REQUIREMENT – Restate the listing below word for word, omitting any images.
::: SUPPLIED DATA
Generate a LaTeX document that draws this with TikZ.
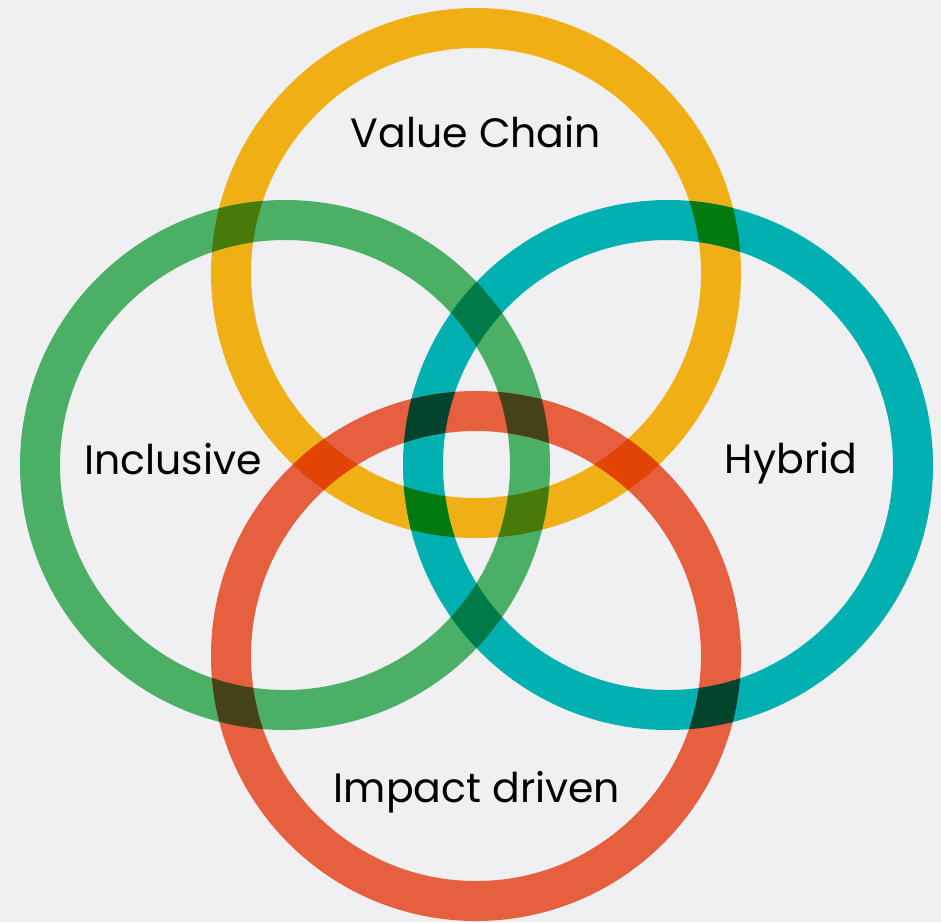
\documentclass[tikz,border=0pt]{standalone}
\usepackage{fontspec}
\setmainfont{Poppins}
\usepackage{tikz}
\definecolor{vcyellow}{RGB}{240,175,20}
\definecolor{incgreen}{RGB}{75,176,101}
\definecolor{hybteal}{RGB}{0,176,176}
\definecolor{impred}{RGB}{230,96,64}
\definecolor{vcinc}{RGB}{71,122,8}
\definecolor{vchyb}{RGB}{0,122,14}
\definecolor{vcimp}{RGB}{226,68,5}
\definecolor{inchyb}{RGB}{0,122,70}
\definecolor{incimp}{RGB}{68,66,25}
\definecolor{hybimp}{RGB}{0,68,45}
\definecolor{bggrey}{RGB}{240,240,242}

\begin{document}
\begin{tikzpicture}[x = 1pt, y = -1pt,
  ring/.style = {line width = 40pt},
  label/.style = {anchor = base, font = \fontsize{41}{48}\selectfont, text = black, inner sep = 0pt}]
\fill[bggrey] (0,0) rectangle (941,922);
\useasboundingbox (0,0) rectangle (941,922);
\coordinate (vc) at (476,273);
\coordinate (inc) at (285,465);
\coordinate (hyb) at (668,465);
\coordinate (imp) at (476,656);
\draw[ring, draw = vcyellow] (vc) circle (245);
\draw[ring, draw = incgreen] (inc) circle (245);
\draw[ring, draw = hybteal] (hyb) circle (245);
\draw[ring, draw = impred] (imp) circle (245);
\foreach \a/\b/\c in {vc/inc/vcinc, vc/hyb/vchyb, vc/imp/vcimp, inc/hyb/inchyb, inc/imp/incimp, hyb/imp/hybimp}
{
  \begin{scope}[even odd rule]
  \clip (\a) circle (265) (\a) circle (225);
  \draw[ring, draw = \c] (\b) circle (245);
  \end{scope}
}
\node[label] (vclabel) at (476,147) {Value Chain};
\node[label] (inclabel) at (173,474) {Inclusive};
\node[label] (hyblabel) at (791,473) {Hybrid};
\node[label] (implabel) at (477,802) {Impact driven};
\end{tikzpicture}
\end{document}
::::::
WRITTEN ANSWER –
Generate a LaTeX document that draws this with TikZ.
\documentclass[tikz,border=0pt]{standalone}
\usepackage{fontspec}
\setmainfont{Poppins}
\usepackage{tikz}
\definecolor{vcyellow}{RGB}{240,175,20}
\definecolor{incgreen}{RGB}{75,176,101}
\definecolor{hybteal}{RGB}{0,176,176}
\definecolor{impred}{RGB}{230,96,64}
\definecolor{vcinc}{RGB}{71,122,8}
\definecolor{vchyb}{RGB}{0,122,14}
\definecolor{vcimp}{RGB}{226,68,5}
\definecolor{inchyb}{RGB}{0,122,70}
\definecolor{incimp}{RGB}{68,66,25}
\definecolor{hybimp}{RGB}{0,68,45}
\definecolor{bggrey}{RGB}{240,240,242}

\begin{document}
\begin{tikzpicture}[x = 1pt, y = -1pt,
  ring/.style = {line width = 40pt},
  label/.style = {anchor = base, font = \fontsize{41}{48}\selectfont, text = black, inner sep = 0pt}]
\fill[bggrey] (0,0) rectangle (941,922);
\useasboundingbox (0,0) rectangle (941,922);
\coordinate (vc) at (476,273);
\coordinate (inc) at (285,465);
\coordinate (hyb) at (668,465);
\coordinate (imp) at (476,656);
\draw[ring, draw = vcyellow] (vc) circle (245);
\draw[ring, draw = incgreen] (inc) circle (245);
\draw[ring, draw = hybteal] (hyb) circle (245);
\draw[ring, draw = impred] (imp) circle (245);
\foreach \a/\b/\c in {vc/inc/vcinc, vc/hyb/vchyb, vc/imp/vcimp, inc/hyb/inchyb, inc/imp/incimp, hyb/imp/hybimp}
{
  \begin{scope}[even odd rule]
  \clip (\a) circle (265) (\a) circle (225);
  \draw[ring, draw = \c] (\b) circle (245);
  \end{scope}
}
\node[label] (vclabel) at (476,147) {Value Chain};
\node[label] (inclabel) at (173,474) {Inclusive};
\node[label] (hyblabel) at (791,473) {Hybrid};
\node[label] (implabel) at (477,802) {Impact driven};
\end{tikzpicture}
\end{document}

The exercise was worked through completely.